Was Sie für die Bibel in Anspruch nehmen, behaupten Anhänger anderer Religionen entsprechend für deren „heilige“ Schriften.

 

Holger Gronwaldt
7. Dezember 2017 um 9:01 Uhr

Wer dich in Versuchung führt, ist Satan“, so der Papst.

Wo lebt dieser Mensch eigentlich? Ist er imer noch im Denken des Mittelalters verfangen?
Aber wahrscheinlich hat er nur Angst, dass ihm seine Schäfchen von der Fahne gehen, wenn die „heilige“ katholische Kirche nicht länger mit Teufel, Fegefeuer und Hölle droht. Aber so ist die Kirche trotzdem dabei, sich selbst zu demontieren, weil immer mehr Menschen erkennen, dass sie dort für dumm verkauft werden.

 

caelo
7. Dezember 2017 um 10:28 Uhr

Ich denke, man muss einfach gestehen: Zurzeit wissen wir nicht, was diese Bitte meint.

Anders als der Papst verlauten lässt, scheint die herkömmliche Übersetzung näher am griechischen Urtext zu sein, als die neue. Das betrifft auch den Kontext. Noch entscheidender ist aber, dass durch die Nivellierung des traditionellen Textes die Gefahr eines simplen Schwarz-Weiß-Denkens besteht, bei dem Gott und das Böse so stark voneinander getrennt sind, dass Gottes Allmacht fragwürdig zu werden droht. Er ist eben auch Herr über das Böse.

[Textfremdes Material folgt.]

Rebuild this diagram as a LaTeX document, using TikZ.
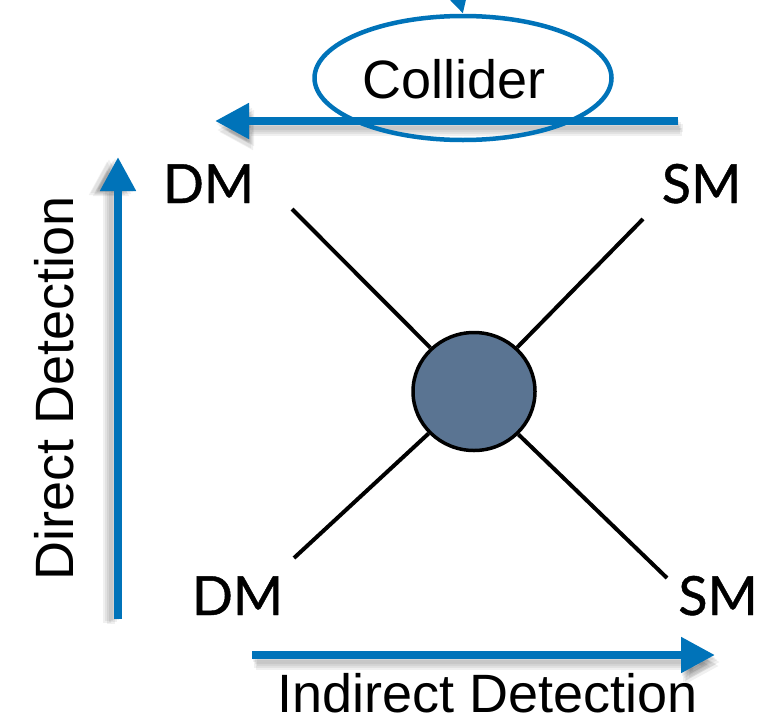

Professor (für NT) Thomas Söding schreibt dazu:

Die Jünger sind auf Hilfe angewiesen. Sie haben die Kraft Jesu nicht. Sie werden aber wie er mit Anfeindungen zu kämpfen haben, die ihnen zur Anfechtung werden – mehr von innen als von außen. Sie müssen bitten, dass Gott sie rettet. Deshalb haben alle recht, die sagen, das Vaterunser umschließe die Hoffnung, von Gott „vor“ der Versuchung bewahrt zu werden. Das will die neue französische Version zum Ausdruck bringen. Falsch ist sie nicht – aber eine Übersetzung ist sie auch nicht. Sie verharmlost das Vaterunser. Sie zieht dem Gebet einen Stachel. Sie schafft auch ein neues Problem: Wer ist denn für die Versuchung und das in ihr lauernde Böse verantwortlich, wenn Gott nur vor ihm bewahren soll? Soll es etwa der Teufel sein, der dann eine Art Gegen-Gott wäre – für alles Dunkle verantwortlich, während Gott sich nur um das Licht kümmerte? Oder sollen es die gesellschaftlichen Verhältnisse sein? Muss am Ende gar das sündhafte, heillose, vielleicht krankhafte Ego als Sündenbock herhalten? All diese Vorstellungen laufen auf einen Dualismus hinaus, der eines nicht wahrhaben will: dass Gott, der Erlöser, nicht nur vor der Versuchung bewahrt, sondern auch in ihr zu finden ist. Wäre es anders, könnte er nicht im Zeichen des Kreuzes gefunden werden. Er wäre dann nur ein Schönwettergott.